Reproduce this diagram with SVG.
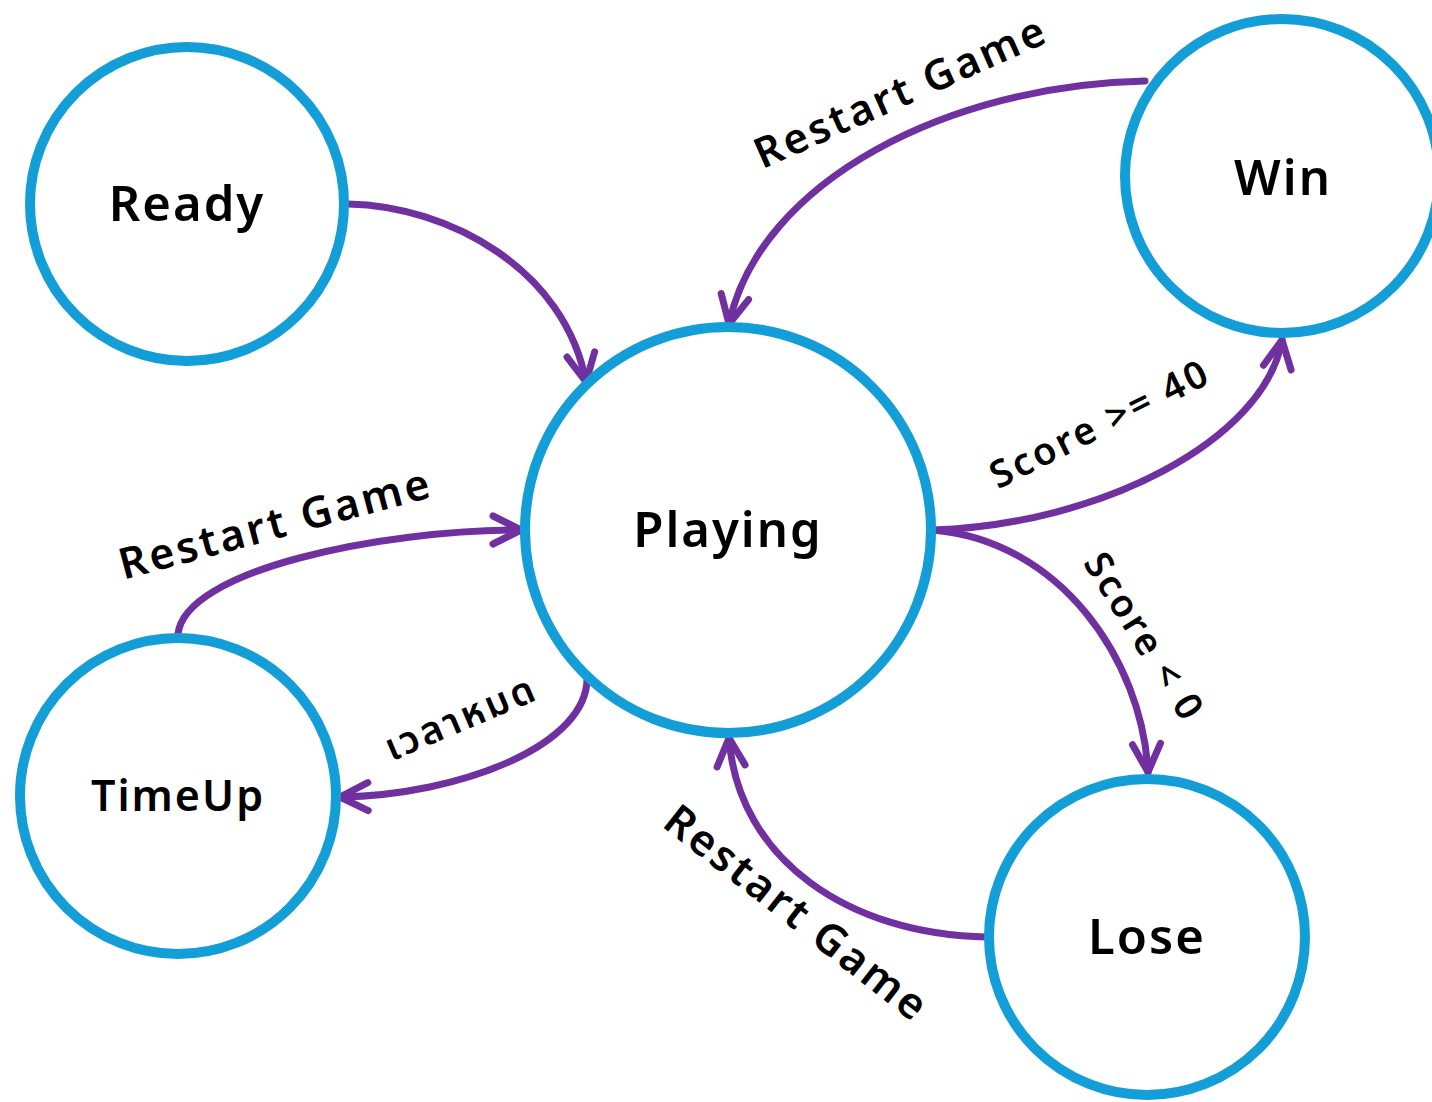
<svg xmlns="http://www.w3.org/2000/svg" width="1432" height="1102" viewBox="0 0 1432 1102">
<style>
.node circle{fill:#fff;stroke:#149ED8;stroke-width:10}
.node text{font-family:"Noto Sans","Lato",sans-serif;font-weight:600;font-size:49px;fill:#000;text-anchor:middle;dominant-baseline:central;letter-spacing:2px}
.edge{fill:none;stroke:#7030A0;stroke-width:7;stroke-linecap:round}
.lbl{font-family:"Noto Sans","Noto Sans Thai","Lato",sans-serif;font-weight:600;font-size:43px;fill:#000;text-anchor:middle;dominant-baseline:central;letter-spacing:3px}
</style>
<defs>
<marker id="arr" markerUnits="userSpaceOnUse" markerWidth="60" markerHeight="60" viewBox="-40 -30 60 60" refX="0" refY="0" orient="auto">
<path d="M-28,-14 L0,0 L-28,14" fill="none" stroke="#7030A0" stroke-width="7" stroke-linecap="round" stroke-linejoin="round"/>
</marker>
</defs>
<rect width="1432" height="1102" fill="#fff"/>
<g id="connectors">
<path class="edge" d="M348,204 C450,206 565,270 586,382" marker-end="url(#arr)"/>
<path class="edge" d="M1145,81 C950,85 760,180 729,324" marker-end="url(#arr)"/>
<path class="edge" d="M932,530 C1100,525 1265,440 1282,340" marker-end="url(#arr)"/>
<path class="edge" d="M932,530 C1060,540 1142,660 1148,772" marker-end="url(#arr)"/>
<path class="edge" d="M987,937 C850,935 738,860 729,738" marker-end="url(#arr)"/>
<path class="edge" d="M178,634 C185,570 380,530 521,530" marker-end="url(#arr)"/>
<path class="edge" d="M587,676 C590,745 460,795 340,797" marker-end="url(#arr)"/>
<text class="lbl" style="font-size:42px" transform="translate(900,90) rotate(-24)">Restart Game</text>
<text class="lbl" transform="translate(275,522) rotate(-15)">Restart Game</text>
<text class="lbl" transform="translate(798,912) rotate(38)">Restart Game</text>
<text class="lbl" style="font-size:38px" transform="translate(1099,422) rotate(-26.6)">Score &gt;= 40</text>
<text class="lbl" style="font-size:38px" transform="translate(1146,636) rotate(58)">Score &lt; 0</text>
<text class="lbl" style="font-size:38px" transform="translate(460,716) rotate(-23)">เวลาหมด</text>
</g>
<g id="node-ready" class="node"><circle cx="187" cy="204" r="157"/><text x="187" y="202">Ready</text></g>
<g id="node-playing" class="node"><circle cx="728" cy="530" r="203"/><text x="728" y="528">Playing</text></g>
<g id="node-win" class="node"><circle cx="1282" cy="176" r="157"/><text x="1283" y="176">Win</text></g>
<g id="node-timeup" class="node"><circle cx="178" cy="796" r="158"/><text x="178" y="794" style="font-size:43px">TimeUp</text></g>
<g id="node-lose" class="node"><circle cx="1147" cy="937" r="158"/><text x="1147" y="935">Lose</text></g>
</svg>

▸ **CHALLENGE**: Write out every line above exactly as it is, leaving out the pictures.

▸ **FULL SOLUTION**:
Reproduce this diagram with SVG.
<svg xmlns="http://www.w3.org/2000/svg" width="1432" height="1102" viewBox="0 0 1432 1102">
<style>
.node circle{fill:#fff;stroke:#149ED8;stroke-width:10}
.node text{font-family:"Noto Sans","Lato",sans-serif;font-weight:600;font-size:49px;fill:#000;text-anchor:middle;dominant-baseline:central;letter-spacing:2px}
.edge{fill:none;stroke:#7030A0;stroke-width:7;stroke-linecap:round}
.lbl{font-family:"Noto Sans","Noto Sans Thai","Lato",sans-serif;font-weight:600;font-size:43px;fill:#000;text-anchor:middle;dominant-baseline:central;letter-spacing:3px}
</style>
<defs>
<marker id="arr" markerUnits="userSpaceOnUse" markerWidth="60" markerHeight="60" viewBox="-40 -30 60 60" refX="0" refY="0" orient="auto">
<path d="M-28,-14 L0,0 L-28,14" fill="none" stroke="#7030A0" stroke-width="7" stroke-linecap="round" stroke-linejoin="round"/>
</marker>
</defs>
<rect width="1432" height="1102" fill="#fff"/>
<g id="connectors">
<path class="edge" d="M348,204 C450,206 565,270 586,382" marker-end="url(#arr)"/>
<path class="edge" d="M1145,81 C950,85 760,180 729,324" marker-end="url(#arr)"/>
<path class="edge" d="M932,530 C1100,525 1265,440 1282,340" marker-end="url(#arr)"/>
<path class="edge" d="M932,530 C1060,540 1142,660 1148,772" marker-end="url(#arr)"/>
<path class="edge" d="M987,937 C850,935 738,860 729,738" marker-end="url(#arr)"/>
<path class="edge" d="M178,634 C185,570 380,530 521,530" marker-end="url(#arr)"/>
<path class="edge" d="M587,676 C590,745 460,795 340,797" marker-end="url(#arr)"/>
<text class="lbl" style="font-size:42px" transform="translate(900,90) rotate(-24)">Restart Game</text>
<text class="lbl" transform="translate(275,522) rotate(-15)">Restart Game</text>
<text class="lbl" transform="translate(798,912) rotate(38)">Restart Game</text>
<text class="lbl" style="font-size:38px" transform="translate(1099,422) rotate(-26.6)">Score &gt;= 40</text>
<text class="lbl" style="font-size:38px" transform="translate(1146,636) rotate(58)">Score &lt; 0</text>
<text class="lbl" style="font-size:38px" transform="translate(460,716) rotate(-23)">เวลาหมด</text>
</g>
<g id="node-ready" class="node"><circle cx="187" cy="204" r="157"/><text x="187" y="202">Ready</text></g>
<g id="node-playing" class="node"><circle cx="728" cy="530" r="203"/><text x="728" y="528">Playing</text></g>
<g id="node-win" class="node"><circle cx="1282" cy="176" r="157"/><text x="1283" y="176">Win</text></g>
<g id="node-timeup" class="node"><circle cx="178" cy="796" r="158"/><text x="178" y="794" style="font-size:43px">TimeUp</text></g>
<g id="node-lose" class="node"><circle cx="1147" cy="937" r="158"/><text x="1147" y="935">Lose</text></g>
</svg>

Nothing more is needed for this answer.